No, no. I am not saying anything like that. You can only skip checking for depth, since you are effectively doing infinite-depth searches only. You still need to check bounds.

So if i want to use the killer moves in an exhaustive search i would still need to use a depth parameter in the alpha beta function (let's say 42..43..to make it get to the end of the tree) ??


Well, it wouldn't be a "depth left" parameter, which is what I usually mean by "depth" in my alpha-beta code. `distance_from_root' is a much better name for the variable.

EDIT: By the way, when i am calculating the depth i am starting from a high number and going down (e.g 8..7..6) until i get to 0. when saving to the killers table i am using the depth parameter, so it will always be the same ply. (e.g if the depth was 7 ,it will be 7 also in the killers table. and only when i am again in that same ply i check for the killer)


Yes, that decreasing depth is what I called `depth left', whenever there is confusion. As I said elsewhere in this thread, killers should be indexed by distance from root, not depth left. The other notion seems equivalent until you consider extensions, reductions or iterative deepening. Using distance from root still works in all those cases.

I switched now to counting from 0 and up (0..1..2..3) like you said, distance from the root. ( it always seemed more logical to me anyway, i switched to counting down just because i noticed that many programmers are doing so) and after the 4th move,when i start calclating to the end of the game,i stll keep checking the bounds.

also, i initiate the transposition table one time in the start of the game, and one more time before i start my exhaustive search. I afraid that the scores from the shallower search will not be good for the complete search phase. should i be worry of that? I initiate thte killer moves table only one time at the start of the game, no more.

I don't understand your motivation for doing something different in the first four moves. John Tromp made a database with the game value of every position after 8 moves, which you could use to play perfectly during that first part too.

Somewhere you mentioned that heuristic search is probably good enough for the first few moves, but I disagree.
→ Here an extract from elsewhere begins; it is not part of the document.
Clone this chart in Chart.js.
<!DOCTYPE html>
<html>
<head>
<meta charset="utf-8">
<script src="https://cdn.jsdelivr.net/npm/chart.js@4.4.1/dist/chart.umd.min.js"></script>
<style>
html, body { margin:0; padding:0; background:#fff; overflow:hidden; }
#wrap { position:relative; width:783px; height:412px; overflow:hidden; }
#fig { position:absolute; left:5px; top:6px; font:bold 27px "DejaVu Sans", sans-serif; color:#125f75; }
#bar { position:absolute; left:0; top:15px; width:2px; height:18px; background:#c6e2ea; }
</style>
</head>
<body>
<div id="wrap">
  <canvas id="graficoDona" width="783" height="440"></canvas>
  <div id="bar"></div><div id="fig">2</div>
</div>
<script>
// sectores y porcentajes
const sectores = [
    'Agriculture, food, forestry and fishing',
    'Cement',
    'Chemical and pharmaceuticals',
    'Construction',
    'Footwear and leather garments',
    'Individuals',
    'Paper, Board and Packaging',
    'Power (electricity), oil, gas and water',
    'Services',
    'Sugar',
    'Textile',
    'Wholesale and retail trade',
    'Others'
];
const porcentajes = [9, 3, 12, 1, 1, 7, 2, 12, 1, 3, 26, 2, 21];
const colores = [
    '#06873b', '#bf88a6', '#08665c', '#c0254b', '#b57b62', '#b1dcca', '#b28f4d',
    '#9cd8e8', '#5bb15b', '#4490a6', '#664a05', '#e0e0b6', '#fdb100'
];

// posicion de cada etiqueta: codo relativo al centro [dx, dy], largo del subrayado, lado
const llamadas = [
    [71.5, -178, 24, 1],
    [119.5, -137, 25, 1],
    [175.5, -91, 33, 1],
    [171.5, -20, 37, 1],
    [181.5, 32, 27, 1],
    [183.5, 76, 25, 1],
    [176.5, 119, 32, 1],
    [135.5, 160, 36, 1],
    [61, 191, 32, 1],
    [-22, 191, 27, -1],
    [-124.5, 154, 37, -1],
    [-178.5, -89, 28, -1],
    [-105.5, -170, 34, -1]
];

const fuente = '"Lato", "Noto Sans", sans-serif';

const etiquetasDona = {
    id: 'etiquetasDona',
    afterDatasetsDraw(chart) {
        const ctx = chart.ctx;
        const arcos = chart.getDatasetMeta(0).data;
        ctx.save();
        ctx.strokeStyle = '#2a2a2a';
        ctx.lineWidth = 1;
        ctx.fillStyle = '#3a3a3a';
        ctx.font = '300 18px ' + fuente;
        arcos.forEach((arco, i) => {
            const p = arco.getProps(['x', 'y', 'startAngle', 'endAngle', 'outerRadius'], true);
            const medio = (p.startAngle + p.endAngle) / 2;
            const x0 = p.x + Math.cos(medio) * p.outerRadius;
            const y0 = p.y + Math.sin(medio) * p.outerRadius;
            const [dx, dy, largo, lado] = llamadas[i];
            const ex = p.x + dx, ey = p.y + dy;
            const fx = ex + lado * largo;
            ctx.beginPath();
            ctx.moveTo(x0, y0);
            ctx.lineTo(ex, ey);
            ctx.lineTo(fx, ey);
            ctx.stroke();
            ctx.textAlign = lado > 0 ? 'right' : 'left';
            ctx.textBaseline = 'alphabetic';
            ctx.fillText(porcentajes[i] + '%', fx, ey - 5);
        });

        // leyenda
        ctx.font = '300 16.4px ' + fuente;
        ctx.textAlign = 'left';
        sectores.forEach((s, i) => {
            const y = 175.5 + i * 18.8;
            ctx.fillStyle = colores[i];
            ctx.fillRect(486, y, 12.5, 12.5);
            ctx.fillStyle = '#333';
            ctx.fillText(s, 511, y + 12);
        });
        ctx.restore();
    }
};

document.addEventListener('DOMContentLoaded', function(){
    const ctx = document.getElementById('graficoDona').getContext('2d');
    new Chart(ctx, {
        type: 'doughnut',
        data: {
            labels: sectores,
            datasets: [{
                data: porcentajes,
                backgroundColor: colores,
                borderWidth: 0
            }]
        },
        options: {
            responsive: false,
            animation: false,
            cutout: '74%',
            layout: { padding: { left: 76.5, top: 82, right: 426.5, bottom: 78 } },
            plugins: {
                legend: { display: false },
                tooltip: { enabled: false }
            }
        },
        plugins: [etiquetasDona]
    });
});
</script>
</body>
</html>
Some of the early moves are extremely difficult.

no..i was just kidding saying that smile.png of course that it takes a single wrong move in connect 4 to make the engine lose the game, no matter how perfect it plays afterwards..this is because the zugzwang thing. connect 4 is one of the most ennoying games i ever encounter LOL
i am just doing the evaluation for the first 4 moves to test how fast i can search to the end of the game afterwards that's all. when the speed will become optimal i will switch to using some sort of database.

And besides...if i want to make a program with a level choice, i can use the evaluation function for that. ( it is a very basic one)

In fact i already hardcoded a "database" of my own for the first 4 moves (for white) , by coding all the possible moves for white to any of blacks moves.(taken from a perfect play program ofcourse) (there is only a single correct white move for every black response so it is not so bad, although it took me a whole day almost ). i hardcoded all the moves because i don't know how to use a database file in my program sad.png

By the way,another technical question regarding the history heuristic. right now i am using a linear array (not multi dimentional) at size 49, which every index represents a move on the board, and than i just increment the specific index when a certain move causes a beta cut-off. but i don't give attention to the side to move . should i??

i can do something like this: hh [sideToMove] [square]. but i don't know if this is neccesary. (In the killer moves i also don't give attention to who is to move,but there is a ply parameter to take care of this)

That's the kind of question that can only be answered by testing.

I have something that i didn't get...john tromp writed in his site: "A move causing a cutoff is rewarded as many points as moves previously tried,"
did he mean that it gets one point for each? or maybe it gets all the summary of the points of all the previews moves? And i assume that by "moves" he talks about the alpha beta main loop (?)